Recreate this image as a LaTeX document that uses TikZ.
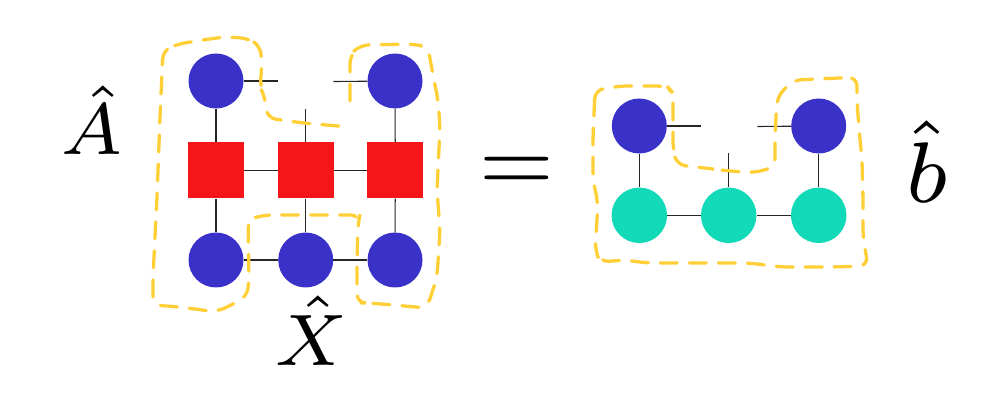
\documentclass[tikz,border=0pt]{standalone}
\usepackage{graphicx}
\definecolor{cblue}{RGB}{58,50,200}
\definecolor{cred}{RGB}{245,22,26}
\definecolor{cteal}{RGB}{18,217,183}
\definecolor{cyellow}{RGB}{255,207,55}
\begin{document}
\begin{tikzpicture}[x=1pt,y=-1pt,
  bluenode/.style={circle, fill=cblue, minimum size=55pt, inner sep=0pt},
  rednode/.style={rectangle, fill=cred, minimum size=56pt, inner sep=0pt},
  tealnode/.style={circle, fill=cteal, minimum size=55.5pt, inner sep=0pt},
  bond/.style={draw=black!85, line width=1.1pt},
  fence/.style={draw=cyellow, line width=3.3pt, line cap=round, rounded corners=9pt, dash pattern=on 17pt off 12pt},
  lbl/.style={anchor=base, inner sep=0pt}]
\useasboundingbox (0,0) rectangle (993,403);

% left network
\node[bluenode] (a1) at (216,81) {};
\node[bluenode] (a3) at (395,81) {};
\node[rednode] (s1) at (216,170.5) {};
\node[rednode] (s2) at (305.7,170.5) {};
\node[rednode] (s3) at (395.3,170.5) {};
\node[bluenode] (x1) at (216,260) {};
\node[bluenode] (x2) at (305.7,260) {};
\node[bluenode] (x3) at (395,260) {};
\coordinate (a1e) at (277.7,81);
\coordinate (a3e) at (333.3,81.5);
\coordinate (s2e) at (305.7,109);

\draw[bond] (a1) -- (a1e);
\draw[bond] (a3e) -- (a3);
\draw[bond] (s2e) -- (s2);
\draw[bond] (a1) -- (s1);
\draw[bond] (a3) -- (s3);
\draw[bond] (s1) -- (s2);
\draw[bond] (s2) -- (s3);
\draw[bond] (s1) -- (x1);
\draw[bond] (s2) -- (x2);
\draw[bond] (s3) -- (x3);
\draw[bond] (x1) -- (x2);
\draw[bond] (x2) -- (x3);

% right network
\node[bluenode] (b1) at (639.3,126) {};
\node[bluenode] (b3) at (818.7,126) {};
\node[tealnode] (t1) at (639.3,215.3) {};
\node[tealnode] (t2) at (728.7,215.3) {};
\node[tealnode] (t3) at (818.7,215.3) {};
\coordinate (b1e) at (701,126);
\coordinate (b3e) at (757.3,126.5);
\coordinate (t2e) at (728.7,153.3);

\draw[bond] (b1) -- (b1e);
\draw[bond] (b3e) -- (b3);
\draw[bond] (t2e) -- (t2);
\draw[bond] (b1) -- (t1);
\draw[bond] (b3) -- (t3);
\draw[bond] (t1) -- (t2);
\draw[bond] (t2) -- (t3);

% dashed fences
\draw[fence] (350,101) -- (350,55) -- (360,45) -- (413,44) -- (428,47) -- (432,70) -- (438,100)
  -- (440,127) -- (437,190) -- (440,230) -- (437,277) -- (427,308) -- (370,303) -- (357,303)
  -- (357,260) -- (358,223) -- (360,215) -- (263,215) -- (248,220) -- (249,280) -- (247,297)
  -- (217,312) -- (180,307) -- (153,305) -- (153,277) -- (157,197) -- (160,117) -- (163,50)
  -- (178,44) -- (203,40) -- (223,37) -- (247,38) -- (260,45) -- (262,63) -- (260,87)
  -- (265,97) -- (267,118) -- (303,123) -- (350,127);
\draw[fence] (595,90) -- (593,137) -- (593,180) -- (598,203) -- (595,250) -- (600,262)
  -- (625,260) -- (647,263) -- (693,263) -- (750,263) -- (780,267) -- (830,267) -- (868,266)
  -- (863,237) -- (863,197) -- (862,160) -- (859,128) -- (857,102) -- (857,77) -- (840,78)
  -- (793,80) -- (777,97) -- (775,137) -- (775,167) -- (753,173) -- (720,170) -- (705,168)
  -- (677,165) -- (673,150) -- (673,93) -- (667,86) -- (620,86) -- cycle;

% labels
\node[lbl] (la) at (92,155) {\scalebox{10.43}{$\scriptstyle\hat{A}$}};
\node[lbl] (lx) at (312,365) {\scalebox{10.43}{$\scriptstyle\hat{X}$}};
\node[lbl] (lb) at (927,203) {\scalebox{12.3}{$\scriptstyle\hat{b}$}};
\node[lbl] (eq) at (517,193) {\scalebox{9.6}{$=$}};
\end{tikzpicture}
\end{document}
————————
Print the full listing exactly, dropping the pictures.

Recreate this image as a LaTeX document that uses TikZ.
\documentclass[tikz,border=0pt]{standalone}
\usepackage{graphicx}
\definecolor{cblue}{RGB}{58,50,200}
\definecolor{cred}{RGB}{245,22,26}
\definecolor{cteal}{RGB}{18,217,183}
\definecolor{cyellow}{RGB}{255,207,55}
\begin{document}
\begin{tikzpicture}[x=1pt,y=-1pt,
  bluenode/.style={circle, fill=cblue, minimum size=55pt, inner sep=0pt},
  rednode/.style={rectangle, fill=cred, minimum size=56pt, inner sep=0pt},
  tealnode/.style={circle, fill=cteal, minimum size=55.5pt, inner sep=0pt},
  bond/.style={draw=black!85, line width=1.1pt},
  fence/.style={draw=cyellow, line width=3.3pt, line cap=round, rounded corners=9pt, dash pattern=on 17pt off 12pt},
  lbl/.style={anchor=base, inner sep=0pt}]
\useasboundingbox (0,0) rectangle (993,403);

% left network
\node[bluenode] (a1) at (216,81) {};
\node[bluenode] (a3) at (395,81) {};
\node[rednode] (s1) at (216,170.5) {};
\node[rednode] (s2) at (305.7,170.5) {};
\node[rednode] (s3) at (395.3,170.5) {};
\node[bluenode] (x1) at (216,260) {};
\node[bluenode] (x2) at (305.7,260) {};
\node[bluenode] (x3) at (395,260) {};
\coordinate (a1e) at (277.7,81);
\coordinate (a3e) at (333.3,81.5);
\coordinate (s2e) at (305.7,109);

\draw[bond] (a1) -- (a1e);
\draw[bond] (a3e) -- (a3);
\draw[bond] (s2e) -- (s2);
\draw[bond] (a1) -- (s1);
\draw[bond] (a3) -- (s3);
\draw[bond] (s1) -- (s2);
\draw[bond] (s2) -- (s3);
\draw[bond] (s1) -- (x1);
\draw[bond] (s2) -- (x2);
\draw[bond] (s3) -- (x3);
\draw[bond] (x1) -- (x2);
\draw[bond] (x2) -- (x3);

% right network
\node[bluenode] (b1) at (639.3,126) {};
\node[bluenode] (b3) at (818.7,126) {};
\node[tealnode] (t1) at (639.3,215.3) {};
\node[tealnode] (t2) at (728.7,215.3) {};
\node[tealnode] (t3) at (818.7,215.3) {};
\coordinate (b1e) at (701,126);
\coordinate (b3e) at (757.3,126.5);
\coordinate (t2e) at (728.7,153.3);

\draw[bond] (b1) -- (b1e);
\draw[bond] (b3e) -- (b3);
\draw[bond] (t2e) -- (t2);
\draw[bond] (b1) -- (t1);
\draw[bond] (b3) -- (t3);
\draw[bond] (t1) -- (t2);
\draw[bond] (t2) -- (t3);

% dashed fences
\draw[fence] (350,101) -- (350,55) -- (360,45) -- (413,44) -- (428,47) -- (432,70) -- (438,100)
  -- (440,127) -- (437,190) -- (440,230) -- (437,277) -- (427,308) -- (370,303) -- (357,303)
  -- (357,260) -- (358,223) -- (360,215) -- (263,215) -- (248,220) -- (249,280) -- (247,297)
  -- (217,312) -- (180,307) -- (153,305) -- (153,277) -- (157,197) -- (160,117) -- (163,50)
  -- (178,44) -- (203,40) -- (223,37) -- (247,38) -- (260,45) -- (262,63) -- (260,87)
  -- (265,97) -- (267,118) -- (303,123) -- (350,127);
\draw[fence] (595,90) -- (593,137) -- (593,180) -- (598,203) -- (595,250) -- (600,262)
  -- (625,260) -- (647,263) -- (693,263) -- (750,263) -- (780,267) -- (830,267) -- (868,266)
  -- (863,237) -- (863,197) -- (862,160) -- (859,128) -- (857,102) -- (857,77) -- (840,78)
  -- (793,80) -- (777,97) -- (775,137) -- (775,167) -- (753,173) -- (720,170) -- (705,168)
  -- (677,165) -- (673,150) -- (673,93) -- (667,86) -- (620,86) -- cycle;

% labels
\node[lbl] (la) at (92,155) {\scalebox{10.43}{$\scriptstyle\hat{A}$}};
\node[lbl] (lx) at (312,365) {\scalebox{10.43}{$\scriptstyle\hat{X}$}};
\node[lbl] (lb) at (927,203) {\scalebox{12.3}{$\scriptstyle\hat{b}$}};
\node[lbl] (eq) at (517,193) {\scalebox{9.6}{$=$}};
\end{tikzpicture}
\end{document}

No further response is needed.